— start DATASET EXCERPT —
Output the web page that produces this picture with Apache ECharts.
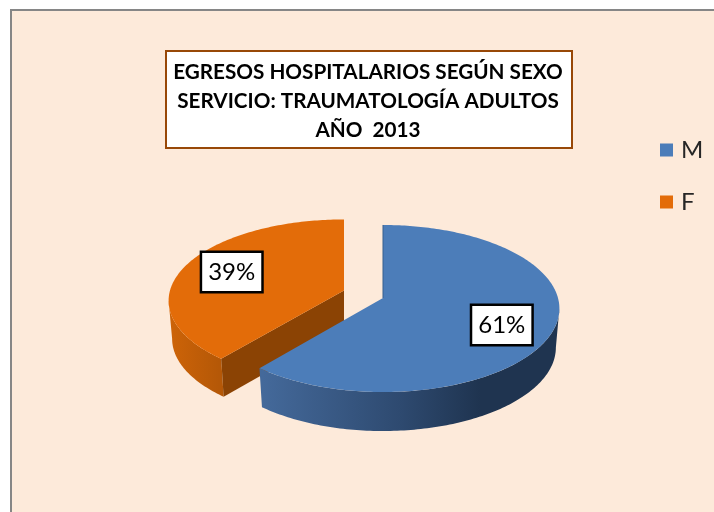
<!DOCTYPE html>
<html><head><meta charset="utf-8">
<style>html,body{margin:0;padding:0;background:#fff}#c{width:714px;height:512px}</style>
<script src="https://cdn.jsdelivr.net/npm/echarts@6/dist/echarts.min.js"></script>
</head><body><div id="c"></div>
<script>
const categories = ['M', 'F'];
const values = [61, 39];
const titleLines = ['EGRESOS HOSPITALARIOS SEGÚN SEXO', 'SERVICIO: TRAUMATOLOGÍA ADULTOS', 'AÑO  2013'];

const total = values.reduce((a, b) => a + b, 0);
const P = 0.1257, DEG = Math.PI / 180;
const SILH_R = Math.acos(-P) / DEG, SILH_L = 360 - SILH_R;

const look = {
  M: { cx: 383, cy: 298, R: 175, S: 82.2, H: 39, labelDy: 7, labelDx: 0,
       top: '#4C7DB9', wall: ['#44699A', '#2E4A70', '#1F3450', '#1F3450'], wx: [263, 400, 480, 556], cut: null, seam: '#36608F' },
  F: { cx: 344, cy: 290.5, R: 174, S: 80, H: 38, labelDy: 0, labelDx: -1,
       top: '#E36C09', wall: ['#CC6308', '#B55807'], wx: [172, 219], cut: '#8B4304', seam: null }
};

function project(s, deg, r, bottom) {
  const u = Math.sin(deg * DEG) * r, v = -Math.cos(deg * DEG) * r;
  const w = 1 - P * v, k = bottom ? 0.98 : 1;
  return [s.cx + s.R * k * u / w, s.cy + s.S * v / w + (bottom ? s.H : 0)];
}
function arc(s, a, b, bottom) {
  const pts = [], n = Math.max(2, Math.ceil(Math.abs(b - a)));
  for (let i = 0; i <= n; i++) pts.push(project(s, a + (b - a) * i / n, 1, bottom));
  return pts;
}
function sliceRender(name, startDeg, endDeg) {
  const s = look[name];
  return function () {
    const children = [];
    const a = Math.max(startDeg, SILH_R), b = Math.min(endDeg, SILH_L);
    if (b > a) {
      const x0 = s.wx[0], x1 = s.wx[s.wx.length - 1];
      const stops = s.wall.map((c, i) => ({ offset: (s.wx[i] - x0) / (x1 - x0), color: c }));
      children.push({
        type: 'polygon',
        shape: { points: arc(s, a, b, false).concat(arc(s, b, a, true)) },
        style: { fill: new echarts.graphic.LinearGradient(x0, 0, x1, 0, stops, true) }
      });
    }
    if (s.cut) {
      const c0 = project(s, startDeg, 1, false), c1 = project(s, startDeg, 1, true);
      children.push({
        type: 'polygon',
        shape: { points: [[s.cx, s.cy], c0, c1, [s.cx, s.cy + s.H]] },
        style: { fill: s.cut }
      });
    }
    children.push({
      type: 'polygon',
      shape: { points: [[s.cx, s.cy]].concat(arc(s, startDeg, endDeg, false)) },
      style: { fill: s.top }
    });
    if (s.seam) {
      children.push({
        type: 'line',
        shape: { x1: s.cx, y1: s.cy, x2: s.cx, y2: s.cy - s.S / (1 + P) },
        style: { stroke: s.seam, lineWidth: 1 }
      });
    }
    const mid = (startDeg + endDeg) / 2, lp = project(s, mid, 0.7, false);
    children.push({
      type: 'text',
      z2: 10,
      style: {
        x: lp[0] + s.labelDx, y: lp[1] + s.labelDy,
        text: Math.round((endDeg - startDeg) / 3.6) + '%',
        align: 'center', verticalAlign: 'middle',
        font: '24px Lato', fill: '#000',
        backgroundColor: '#fff', borderColor: '#000', borderWidth: 2.5,
        padding: [8, 6, 6, 6]
      }
    });
    return { type: 'group', children };
  };
}

let acc = 0;
const slices = categories.map((c, i) => {
  const start = acc / total * 360;
  acc += values[i];
  return { name: c, start, end: acc / total * 360, value: values[i] };
});
const series = slices.slice().reverse().map(sl => ({
  type: 'custom',
  name: sl.name,
  coordinateSystem: 'none',
  silent: true,
  itemStyle: { color: look[sl.name].top },
  data: [[sl.value]],
  renderItem: sliceRender(sl.name, sl.start, sl.end)
}));

const chart = echarts.init(document.getElementById('c'), null, { renderer: 'canvas' });
chart.setOption({
  animation: false,
  backgroundColor: '#fff',
  graphic: [{
    type: 'rect', z: -10,
    shape: { x: 11, y: 10, width: 720, height: 520 },
    style: { fill: '#FDEADA', stroke: '#868686', lineWidth: 2 }
  }, {
    type: 'rect', z: -5,
    shape: { x: 166, y: 51, width: 406, height: 97 },
    style: { fill: '#fff', stroke: '#984807', lineWidth: 2 }
  }],
  title: {
    text: titleLines.join('\n'),
    left: 363, top: 53,
    textAlign: 'center',
    textStyle: { fontFamily: 'Lato', fontWeight: 'bold', fontSize: 20.7, lineHeight: 29, color: '#000' }
  },
  legend: {
    data: categories, orient: 'vertical', left: 655, top: 133,
    icon: 'rect', itemWidth: 13, itemHeight: 13, itemGap: 28, selectedMode: false,
    textStyle: { fontFamily: 'Lato', fontSize: 24, color: '#262626', padding: [0, 0, 0, 3] }
  },
  series
});
</script></body></html>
— end DATASET EXCERPT —
- WHAT IS BEING ASKED:
Set down the material above as is, without any pictures.

- TASK RESPONSE:
Output the web page that produces this picture with Apache ECharts.
<!DOCTYPE html>
<html><head><meta charset="utf-8">
<style>html,body{margin:0;padding:0;background:#fff}#c{width:714px;height:512px}</style>
<script src="https://cdn.jsdelivr.net/npm/echarts@6/dist/echarts.min.js"></script>
</head><body><div id="c"></div>
<script>
const categories = ['M', 'F'];
const values = [61, 39];
const titleLines = ['EGRESOS HOSPITALARIOS SEGÚN SEXO', 'SERVICIO: TRAUMATOLOGÍA ADULTOS', 'AÑO  2013'];

const total = values.reduce((a, b) => a + b, 0);
const P = 0.1257, DEG = Math.PI / 180;
const SILH_R = Math.acos(-P) / DEG, SILH_L = 360 - SILH_R;

const look = {
  M: { cx: 383, cy: 298, R: 175, S: 82.2, H: 39, labelDy: 7, labelDx: 0,
       top: '#4C7DB9', wall: ['#44699A', '#2E4A70', '#1F3450', '#1F3450'], wx: [263, 400, 480, 556], cut: null, seam: '#36608F' },
  F: { cx: 344, cy: 290.5, R: 174, S: 80, H: 38, labelDy: 0, labelDx: -1,
       top: '#E36C09', wall: ['#CC6308', '#B55807'], wx: [172, 219], cut: '#8B4304', seam: null }
};

function project(s, deg, r, bottom) {
  const u = Math.sin(deg * DEG) * r, v = -Math.cos(deg * DEG) * r;
  const w = 1 - P * v, k = bottom ? 0.98 : 1;
  return [s.cx + s.R * k * u / w, s.cy + s.S * v / w + (bottom ? s.H : 0)];
}
function arc(s, a, b, bottom) {
  const pts = [], n = Math.max(2, Math.ceil(Math.abs(b - a)));
  for (let i = 0; i <= n; i++) pts.push(project(s, a + (b - a) * i / n, 1, bottom));
  return pts;
}
function sliceRender(name, startDeg, endDeg) {
  const s = look[name];
  return function () {
    const children = [];
    const a = Math.max(startDeg, SILH_R), b = Math.min(endDeg, SILH_L);
    if (b > a) {
      const x0 = s.wx[0], x1 = s.wx[s.wx.length - 1];
      const stops = s.wall.map((c, i) => ({ offset: (s.wx[i] - x0) / (x1 - x0), color: c }));
      children.push({
        type: 'polygon',
        shape: { points: arc(s, a, b, false).concat(arc(s, b, a, true)) },
        style: { fill: new echarts.graphic.LinearGradient(x0, 0, x1, 0, stops, true) }
      });
    }
    if (s.cut) {
      const c0 = project(s, startDeg, 1, false), c1 = project(s, startDeg, 1, true);
      children.push({
        type: 'polygon',
        shape: { points: [[s.cx, s.cy], c0, c1, [s.cx, s.cy + s.H]] },
        style: { fill: s.cut }
      });
    }
    children.push({
      type: 'polygon',
      shape: { points: [[s.cx, s.cy]].concat(arc(s, startDeg, endDeg, false)) },
      style: { fill: s.top }
    });
    if (s.seam) {
      children.push({
        type: 'line',
        shape: { x1: s.cx, y1: s.cy, x2: s.cx, y2: s.cy - s.S / (1 + P) },
        style: { stroke: s.seam, lineWidth: 1 }
      });
    }
    const mid = (startDeg + endDeg) / 2, lp = project(s, mid, 0.7, false);
    children.push({
      type: 'text',
      z2: 10,
      style: {
        x: lp[0] + s.labelDx, y: lp[1] + s.labelDy,
        text: Math.round((endDeg - startDeg) / 3.6) + '%',
        align: 'center', verticalAlign: 'middle',
        font: '24px Lato', fill: '#000',
        backgroundColor: '#fff', borderColor: '#000', borderWidth: 2.5,
        padding: [8, 6, 6, 6]
      }
    });
    return { type: 'group', children };
  };
}

let acc = 0;
const slices = categories.map((c, i) => {
  const start = acc / total * 360;
  acc += values[i];
  return { name: c, start, end: acc / total * 360, value: values[i] };
});
const series = slices.slice().reverse().map(sl => ({
  type: 'custom',
  name: sl.name,
  coordinateSystem: 'none',
  silent: true,
  itemStyle: { color: look[sl.name].top },
  data: [[sl.value]],
  renderItem: sliceRender(sl.name, sl.start, sl.end)
}));

const chart = echarts.init(document.getElementById('c'), null, { renderer: 'canvas' });
chart.setOption({
  animation: false,
  backgroundColor: '#fff',
  graphic: [{
    type: 'rect', z: -10,
    shape: { x: 11, y: 10, width: 720, height: 520 },
    style: { fill: '#FDEADA', stroke: '#868686', lineWidth: 2 }
  }, {
    type: 'rect', z: -5,
    shape: { x: 166, y: 51, width: 406, height: 97 },
    style: { fill: '#fff', stroke: '#984807', lineWidth: 2 }
  }],
  title: {
    text: titleLines.join('\n'),
    left: 363, top: 53,
    textAlign: 'center',
    textStyle: { fontFamily: 'Lato', fontWeight: 'bold', fontSize: 20.7, lineHeight: 29, color: '#000' }
  },
  legend: {
    data: categories, orient: 'vertical', left: 655, top: 133,
    icon: 'rect', itemWidth: 13, itemHeight: 13, itemGap: 28, selectedMode: false,
    textStyle: { fontFamily: 'Lato', fontSize: 24, color: '#262626', padding: [0, 0, 0, 3] }
  },
  series
});
</script></body></html>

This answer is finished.